Noch älter ist Kreuschs Freundschaft zum gleichfalls argentinischen Gitarristen Maximo Diego Pujol. Auch der 65-Jährige war stark von Piazzolla und der argentinischernFolklore beeinflusst und gilt heute als einer der wichtigsten lateinamerikanischen Komponisten des 20. Jahrhunderts. Auf „Libertango“ gibt es die Weltpremiere des für Kreusch komponierten Gitarren-Solostück „Autovía“ zu hören. Mehr noch, Pujol arrangierte fast alle Stücke des Albums, erstmals in Zusammenarbeit mit einem weiteren engen Freund von Kreusch und Orsan.

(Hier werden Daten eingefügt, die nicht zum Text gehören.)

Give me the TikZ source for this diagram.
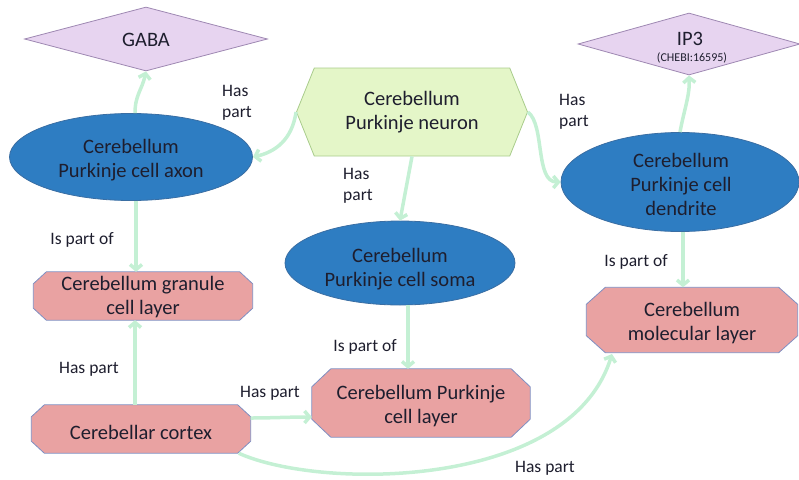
\documentclass[tikz,border=0pt]{standalone}
\usepackage{fontspec}
\setmainfont{Carlito}
\usetikzlibrary{shapes.geometric,shapes.symbols,arrows.meta}
\definecolor{lav}{HTML}{E7D4F0}
\definecolor{lavb}{HTML}{9E88B2}
\definecolor{lgreen}{HTML}{E4F6C8}
\definecolor{lgreenb}{HTML}{A9CC8C}
\definecolor{blob}{HTML}{2E7DC2}
\definecolor{blobb}{HTML}{3A6EA3}
\definecolor{pinkf}{HTML}{E9A2A2}
\definecolor{pinkb}{HTML}{7F8FC2}
\definecolor{mint}{HTML}{C4F0D4}
\definecolor{txt}{HTML}{1E1E2E}
\newcommand\octshape[3]{%
  \filldraw[draw=pinkb,fill=pinkf,line width=0.8pt]
    ([xshift=#2pt]#1.north west) -- ([xshift=-#2pt]#1.north east)
    -- ([yshift=-#3pt]#1.north east) -- ([yshift=#3pt]#1.south east)
    -- ([xshift=-#2pt]#1.south east) -- ([xshift=#2pt]#1.south west)
    -- ([yshift=#3pt]#1.south west) -- ([yshift=-#3pt]#1.north west) -- cycle;}
\begin{document}
\begin{tikzpicture}[x=1pt,y=-1pt,
  every node/.style={text=txt},
  bigfont/.style={font=\fontsize{20.5}{24}\selectfont},
  lblfont/.style={font=\fontsize{17.5}{21}\selectfont, align=left, inner sep=0pt},
  chem/.style={diamond, draw=lavb, fill=lav, line width=0.8pt, inner sep=0pt},
  blobnode/.style={ellipse, draw=blobb, fill=blob, line width=0.8pt, bigfont, align=center, inner sep=0pt},
  layerbox/.style={rectangle, draw=none, inner sep=0pt},
  rel/.style={draw=mint, line width=3.5pt, -{Straight Barb[length=5pt,width=12pt]}}
]
\useasboundingbox (0,0) rectangle (799,479);

% chemicals
\node[chem, minimum width=243pt, minimum height=64pt] (gaba) at (146,39) {};
\node[bigfont] (gabat) at (146,40) {GABA};
\node[chem, minimum width=222pt, minimum height=62pt] (ip3) at (689,44) {};
\node[bigfont] (ip3t) at (690,39) {IP3};
\node[font=\fontsize{12}{14}\selectfont] (chebi) at (692,58) {(CHEBI:16595)};

% neuron
\node[signal, signal to=west and east, signal pointer angle=136, draw=lgreenb, fill=lgreen, line width=0.8pt,
      minimum width=231pt, minimum height=88pt, inner sep=0pt, bigfont, align=center] (neuron) at (412,112)
      {Cerebellum\\Purkinje neuron};

% ellipses
\node[blobnode, minimum width=243pt, minimum height=87pt] (axon) at (131,157) {};
\node[bigfont, align=center] (axont) at (131,160) {Cerebellum\\Purkinje cell axon};
\node[blobnode, minimum width=238pt, minimum height=99pt] (dend) at (680,182) {};
\node[bigfont, align=center] (dendt) at (681,184) {Cerebellum\\Purkinje cell\\dendrite};
\node[blobnode, minimum width=230pt, minimum height=84pt] (soma) at (400,263) {};
\node[bigfont, align=center] (somat) at (400,269) {Cerebellum\\Purkinje cell soma};

% layers
\node[layerbox, minimum width=219pt, minimum height=48pt] (gran) at (143,296) {};
\octshape{gran}{13}{12}
\node[bigfont, align=center] (grant) at (143,297) {Cerebellum granule\\cell layer};
\node[layerbox, minimum width=219pt, minimum height=48pt] (cortex) at (141,429) {};
\octshape{cortex}{13}{12}
\node[bigfont] (cortext) at (141,432) {Cerebellar cortex};
\node[layerbox, minimum width=218pt, minimum height=68pt] (pcl) at (421,403) {};
\octshape{pcl}{19}{18}
\node[bigfont, align=center] (pclt) at (421,406) {Cerebellum Purkinje\\cell layer};
\node[layerbox, minimum width=211pt, minimum height=65pt] (mol) at (692,320) {};
\octshape{mol}{19}{17}
\node[bigfont, align=center] (molt) at (692,323) {Cerebellum\\molecular layer};

% connectors
\draw[rel] (axon.north) ++(4,0) coordinate (a1) .. controls (135,95) and (142,90) .. (gaba.south);
\draw[rel] (neuron.west) .. controls (292,140) and (275,152) .. (axon.east);
\draw[rel] (neuron.south) -- (soma.north);
\draw[rel] (neuron.east) .. controls (545,125) and (535,182) .. (dend.west);
\draw[rel] (dend.north) .. controls (684,110) and (690,95) .. (ip3.south);
\draw[rel] (axon.south) ++(5,0) coordinate (a2) -- (a2 |- gran.north);
\draw[rel] (dend.south) ++(3,0) coordinate (d2) -- (d2 |- mol.north);
\draw[rel] (soma.south) ++(8,0) coordinate (s2) -- (s2 |- pcl.north);
\draw[rel] (cortex.north) ++(-6,0) coordinate (c1) -- (c1 |- gran.south);
\draw[rel] (cortex.east) ++(0,-11) coordinate (c2) .. controls (270,418) and (290,417) .. ([yshift=-14pt]pcl.west);
\draw[rel] (cortex.south east) ++(-12,0) coordinate (c3) .. controls (320,490) and (570,490) .. (612,354);

% labels
\node[lblfont] (l1) at (237,103) {Has\\part};
\node[lblfont] (l2) at (358,186) {Has\\part};
\node[lblfont] (l3) at (574,112) {Has\\part};
\node[lblfont] (l4) at (82,240) {Is part of};
\node[lblfont] (l5) at (636,262) {Is part of};
\node[lblfont] (l6) at (365,347) {Is part of};
\node[lblfont] (l7) at (89,369) {Has part};
\node[lblfont] (l8) at (270,393) {Has part};
\node[lblfont] (l9) at (545,468) {Has part};
\end{tikzpicture}
\end{document}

Das ist der kubanische Komponist Tulio Peramo, den Kreusch vor fast 30 Jahren in Havanna kennenlernte, der später auf von Kreusch kuratierten Festivals erstmals in Deutschland auftrat und inzwischen ebenfalls etliche Stücke für Kreusch geschrieben hat. Wie kein anderer versteht es Peramo, die Stile und Farben der kubanischen Musik mit den Formen und Traditionen der europäischen Klassik zu verschmelzen. Dies durchdringt an vielen Stellen auch die meisterhaften Arrangements auf „Libertango“. Wofür es in der Umsetzung natürlich nicht nur technischer Extraklasse, sondern auch musikalischer Intelligenz und einer künstlerischen Bandbreite bedarf.

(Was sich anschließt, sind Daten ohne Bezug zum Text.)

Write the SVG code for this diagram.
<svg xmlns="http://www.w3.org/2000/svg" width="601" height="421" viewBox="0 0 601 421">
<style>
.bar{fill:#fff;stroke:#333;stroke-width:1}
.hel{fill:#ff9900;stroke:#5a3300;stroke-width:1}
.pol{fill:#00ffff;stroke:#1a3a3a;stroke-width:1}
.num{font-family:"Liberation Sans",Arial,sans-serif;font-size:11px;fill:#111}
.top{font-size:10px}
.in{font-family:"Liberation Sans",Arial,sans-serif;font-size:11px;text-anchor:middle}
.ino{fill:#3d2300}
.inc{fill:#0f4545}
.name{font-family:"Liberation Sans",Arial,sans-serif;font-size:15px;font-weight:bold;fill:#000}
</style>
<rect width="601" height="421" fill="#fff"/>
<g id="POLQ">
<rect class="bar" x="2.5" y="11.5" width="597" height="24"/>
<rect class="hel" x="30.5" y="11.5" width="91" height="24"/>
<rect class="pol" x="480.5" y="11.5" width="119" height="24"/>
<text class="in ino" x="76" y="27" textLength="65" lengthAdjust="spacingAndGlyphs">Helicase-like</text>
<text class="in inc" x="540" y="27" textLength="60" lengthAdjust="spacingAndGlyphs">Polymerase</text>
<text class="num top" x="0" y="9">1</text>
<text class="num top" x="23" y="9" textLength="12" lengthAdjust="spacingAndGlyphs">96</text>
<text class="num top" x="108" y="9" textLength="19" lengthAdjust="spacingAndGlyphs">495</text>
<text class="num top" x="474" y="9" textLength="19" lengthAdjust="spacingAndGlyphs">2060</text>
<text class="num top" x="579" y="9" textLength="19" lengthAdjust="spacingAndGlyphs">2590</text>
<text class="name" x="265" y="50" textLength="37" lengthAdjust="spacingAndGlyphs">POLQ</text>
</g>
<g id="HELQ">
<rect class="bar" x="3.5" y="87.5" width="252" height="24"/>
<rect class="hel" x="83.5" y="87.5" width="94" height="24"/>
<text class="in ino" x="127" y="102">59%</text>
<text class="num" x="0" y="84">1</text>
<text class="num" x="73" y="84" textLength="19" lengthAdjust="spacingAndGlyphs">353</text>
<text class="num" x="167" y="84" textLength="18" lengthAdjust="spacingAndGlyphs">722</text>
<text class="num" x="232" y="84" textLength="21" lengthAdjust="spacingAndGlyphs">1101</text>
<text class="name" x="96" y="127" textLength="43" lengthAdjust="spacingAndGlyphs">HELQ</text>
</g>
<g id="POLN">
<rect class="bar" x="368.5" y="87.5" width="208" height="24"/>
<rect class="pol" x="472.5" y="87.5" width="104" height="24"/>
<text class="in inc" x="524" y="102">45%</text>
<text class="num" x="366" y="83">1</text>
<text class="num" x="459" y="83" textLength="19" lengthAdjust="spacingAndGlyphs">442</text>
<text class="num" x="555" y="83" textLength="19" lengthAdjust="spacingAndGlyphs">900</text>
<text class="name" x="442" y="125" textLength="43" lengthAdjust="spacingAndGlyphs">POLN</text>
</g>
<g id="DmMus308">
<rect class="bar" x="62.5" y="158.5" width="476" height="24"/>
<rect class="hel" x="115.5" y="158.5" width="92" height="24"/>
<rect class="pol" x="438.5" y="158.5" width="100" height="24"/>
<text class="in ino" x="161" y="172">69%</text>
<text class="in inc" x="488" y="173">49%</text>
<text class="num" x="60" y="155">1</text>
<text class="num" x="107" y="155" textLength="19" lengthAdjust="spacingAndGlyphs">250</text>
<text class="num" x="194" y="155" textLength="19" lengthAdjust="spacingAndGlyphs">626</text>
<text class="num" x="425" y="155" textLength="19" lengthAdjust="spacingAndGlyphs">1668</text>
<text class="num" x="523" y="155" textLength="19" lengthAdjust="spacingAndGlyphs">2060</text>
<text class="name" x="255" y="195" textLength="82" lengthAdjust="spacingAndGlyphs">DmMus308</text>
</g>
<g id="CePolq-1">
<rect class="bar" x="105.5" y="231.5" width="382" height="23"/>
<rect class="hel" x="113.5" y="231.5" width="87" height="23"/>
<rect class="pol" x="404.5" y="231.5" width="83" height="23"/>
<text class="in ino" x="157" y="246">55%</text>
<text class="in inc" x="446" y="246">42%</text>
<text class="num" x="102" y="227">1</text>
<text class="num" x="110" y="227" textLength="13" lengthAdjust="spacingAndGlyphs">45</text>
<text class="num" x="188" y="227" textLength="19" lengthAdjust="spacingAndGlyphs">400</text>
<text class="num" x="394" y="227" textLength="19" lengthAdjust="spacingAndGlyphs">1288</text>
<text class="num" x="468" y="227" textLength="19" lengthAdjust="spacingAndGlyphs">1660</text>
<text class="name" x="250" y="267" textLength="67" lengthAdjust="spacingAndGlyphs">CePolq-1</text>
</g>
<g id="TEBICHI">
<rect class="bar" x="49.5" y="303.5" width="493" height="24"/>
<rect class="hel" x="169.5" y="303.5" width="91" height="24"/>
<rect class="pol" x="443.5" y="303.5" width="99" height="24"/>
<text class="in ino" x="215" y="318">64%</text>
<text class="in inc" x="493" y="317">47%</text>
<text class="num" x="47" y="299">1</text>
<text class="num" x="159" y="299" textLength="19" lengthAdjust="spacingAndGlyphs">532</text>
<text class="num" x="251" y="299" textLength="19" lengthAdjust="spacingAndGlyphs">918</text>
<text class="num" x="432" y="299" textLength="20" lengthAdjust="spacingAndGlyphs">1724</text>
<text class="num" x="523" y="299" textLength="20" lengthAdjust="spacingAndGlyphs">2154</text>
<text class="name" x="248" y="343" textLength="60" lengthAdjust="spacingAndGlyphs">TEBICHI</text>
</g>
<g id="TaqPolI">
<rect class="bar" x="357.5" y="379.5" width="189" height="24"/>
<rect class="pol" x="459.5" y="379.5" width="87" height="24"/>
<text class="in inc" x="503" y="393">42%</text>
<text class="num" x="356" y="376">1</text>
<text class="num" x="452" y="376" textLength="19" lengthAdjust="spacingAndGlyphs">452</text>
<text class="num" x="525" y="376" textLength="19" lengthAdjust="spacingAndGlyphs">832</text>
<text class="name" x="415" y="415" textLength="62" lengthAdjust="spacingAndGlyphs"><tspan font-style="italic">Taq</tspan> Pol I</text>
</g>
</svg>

Gemeinsam bilden Doris Orsan und Johannes Tonio Kreusch seit vielen Jahren ein erfolgreiches Kammermusik-Duo, das eben nicht nur das Standardrepertoire pflegt, sondern viele – oft ihnen gewidmete und von ihnen uraufgeführte – zeitgenössische Kompositionen umfasst. Und so finden die beiden auf „Libertango“ ihren eigenen Weg zwischen „tristeza“ und „allegria“, zwischen Melancholie und schäumender Lebensfreude, zwischen den Elementen der klassischen Tongebung und der lateinamerikanischen Rhythmik und Phrasierung. Was aus mitunter zu oft gehörten Klassikern neue „unerhörte“ Stücke macht, und zugleich Welturaufführungen wie „Standards“ klingen lässt.

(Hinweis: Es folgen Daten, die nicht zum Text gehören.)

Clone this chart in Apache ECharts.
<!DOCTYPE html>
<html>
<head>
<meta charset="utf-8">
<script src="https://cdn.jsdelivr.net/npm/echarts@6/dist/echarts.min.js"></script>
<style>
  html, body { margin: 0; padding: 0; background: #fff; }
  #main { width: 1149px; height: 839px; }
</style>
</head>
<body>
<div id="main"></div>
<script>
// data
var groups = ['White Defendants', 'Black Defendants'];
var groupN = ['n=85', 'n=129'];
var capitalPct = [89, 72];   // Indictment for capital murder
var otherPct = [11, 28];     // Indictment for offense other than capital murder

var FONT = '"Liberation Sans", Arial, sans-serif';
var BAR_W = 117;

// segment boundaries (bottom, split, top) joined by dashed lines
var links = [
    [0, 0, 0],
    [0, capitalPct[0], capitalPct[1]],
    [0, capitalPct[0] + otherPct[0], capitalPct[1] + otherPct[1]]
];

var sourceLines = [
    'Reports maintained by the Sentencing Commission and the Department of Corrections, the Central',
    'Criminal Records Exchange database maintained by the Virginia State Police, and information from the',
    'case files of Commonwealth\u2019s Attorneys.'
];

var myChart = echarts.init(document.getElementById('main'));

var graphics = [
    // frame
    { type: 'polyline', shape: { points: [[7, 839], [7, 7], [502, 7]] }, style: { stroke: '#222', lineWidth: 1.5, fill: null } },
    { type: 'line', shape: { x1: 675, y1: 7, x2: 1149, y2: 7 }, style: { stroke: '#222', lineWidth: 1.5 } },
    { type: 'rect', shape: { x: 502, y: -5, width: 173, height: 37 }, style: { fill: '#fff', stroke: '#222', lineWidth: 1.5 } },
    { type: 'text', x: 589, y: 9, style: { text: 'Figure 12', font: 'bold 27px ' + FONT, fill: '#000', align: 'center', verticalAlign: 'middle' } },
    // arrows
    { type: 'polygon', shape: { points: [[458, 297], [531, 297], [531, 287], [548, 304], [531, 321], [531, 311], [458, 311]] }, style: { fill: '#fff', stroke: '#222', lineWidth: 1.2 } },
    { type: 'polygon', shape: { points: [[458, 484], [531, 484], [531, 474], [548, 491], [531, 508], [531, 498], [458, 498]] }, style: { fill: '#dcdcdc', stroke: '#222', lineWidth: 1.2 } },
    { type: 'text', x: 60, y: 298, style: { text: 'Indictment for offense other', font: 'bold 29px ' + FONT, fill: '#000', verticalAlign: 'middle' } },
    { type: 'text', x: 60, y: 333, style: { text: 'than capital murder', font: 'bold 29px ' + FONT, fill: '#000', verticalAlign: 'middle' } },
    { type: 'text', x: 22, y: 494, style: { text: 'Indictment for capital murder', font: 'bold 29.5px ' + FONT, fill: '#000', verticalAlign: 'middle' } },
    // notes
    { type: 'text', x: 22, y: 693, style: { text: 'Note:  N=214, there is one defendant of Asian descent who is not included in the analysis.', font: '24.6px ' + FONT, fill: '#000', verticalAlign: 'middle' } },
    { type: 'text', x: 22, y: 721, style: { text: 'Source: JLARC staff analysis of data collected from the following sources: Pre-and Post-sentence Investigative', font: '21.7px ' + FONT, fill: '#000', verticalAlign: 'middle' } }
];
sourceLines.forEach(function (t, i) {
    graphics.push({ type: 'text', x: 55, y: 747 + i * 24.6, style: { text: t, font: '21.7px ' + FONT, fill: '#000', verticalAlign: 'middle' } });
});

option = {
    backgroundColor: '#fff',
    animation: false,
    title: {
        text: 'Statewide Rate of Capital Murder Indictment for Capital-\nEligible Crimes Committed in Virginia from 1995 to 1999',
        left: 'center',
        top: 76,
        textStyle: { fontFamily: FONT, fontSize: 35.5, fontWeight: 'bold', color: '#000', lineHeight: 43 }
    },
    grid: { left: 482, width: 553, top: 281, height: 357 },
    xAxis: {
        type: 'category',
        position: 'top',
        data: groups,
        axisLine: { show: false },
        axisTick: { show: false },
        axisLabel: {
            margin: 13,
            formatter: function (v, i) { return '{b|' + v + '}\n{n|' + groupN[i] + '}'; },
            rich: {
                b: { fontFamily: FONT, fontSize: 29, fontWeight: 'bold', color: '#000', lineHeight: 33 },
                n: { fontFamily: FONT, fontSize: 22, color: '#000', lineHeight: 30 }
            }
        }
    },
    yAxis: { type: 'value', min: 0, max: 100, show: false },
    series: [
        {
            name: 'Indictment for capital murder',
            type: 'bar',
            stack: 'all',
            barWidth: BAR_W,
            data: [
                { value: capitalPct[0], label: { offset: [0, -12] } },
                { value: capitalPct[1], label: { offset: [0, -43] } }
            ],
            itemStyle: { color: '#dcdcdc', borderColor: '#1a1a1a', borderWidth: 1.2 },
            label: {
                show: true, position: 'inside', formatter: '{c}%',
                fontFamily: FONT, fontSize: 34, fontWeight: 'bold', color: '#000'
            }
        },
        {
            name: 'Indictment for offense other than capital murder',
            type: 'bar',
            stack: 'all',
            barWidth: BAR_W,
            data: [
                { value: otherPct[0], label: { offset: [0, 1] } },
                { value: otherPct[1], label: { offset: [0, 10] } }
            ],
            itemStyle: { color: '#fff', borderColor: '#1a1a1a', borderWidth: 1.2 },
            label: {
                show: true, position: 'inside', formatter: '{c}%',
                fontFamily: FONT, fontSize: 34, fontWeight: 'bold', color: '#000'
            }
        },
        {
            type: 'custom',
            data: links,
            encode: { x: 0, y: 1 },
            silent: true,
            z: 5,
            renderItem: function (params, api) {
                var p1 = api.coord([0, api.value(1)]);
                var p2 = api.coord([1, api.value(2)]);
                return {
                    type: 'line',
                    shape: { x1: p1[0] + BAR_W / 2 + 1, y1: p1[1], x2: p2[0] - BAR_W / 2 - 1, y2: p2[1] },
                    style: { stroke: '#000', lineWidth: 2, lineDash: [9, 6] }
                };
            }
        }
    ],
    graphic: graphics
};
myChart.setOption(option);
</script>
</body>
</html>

Und die beiden wären nicht die wegweisenden, vorwärtsgewandten Künstler, die sie sind, würden sie auf „Libertango“ nicht zum Schluss noch eine Verbindung zur ureigenen europäischen Tradition herstellen und den Blick in die Zukunft lenken. Erst mit den sechs kurzen Rumänischen Volkstänzen von Béla Bartók, die eine transkontinentale Brücke schlagen zur kunstmusikalischen Verarbeitung von Volksmusik. Und schließlich mit einem letzten Ausrufezeichen, erneut einer Weltpremiere eines für Kreusch und Orsan von einem weiteren Freund geschriebenen Werkes. Der bulgarische, in Paris lebende und lehrende Gitarrist und Komponist Atanas Ourkouzounov widmete ihnen das zweiteilige, in einen Song (Molto delicato) und einen Tanz (Allegro ritmico) aufgeteilte „Rhodope“. Es ist ein moderner, genial mit den Melismen und Rhythmen der bulgarischen Musik wie einer modernen, aber immer zugänglich bleibenden Formensprache arbeitender Hymnus an das Gebirge in Ourkouzounovs Heimat, die den beiden alles abverlangt.
Und so rundet sich „Libertango“ nicht nur zu einem musikalischen Meisterwerk, es ist auch eine Ode an die Freundschaft, eine Fürsprache für den Austausch über alle Grenzen hinweg, ein Fest des gemeinsamen Dienens an der Musik und ein klingender Ausdruck von Menschlichkeit.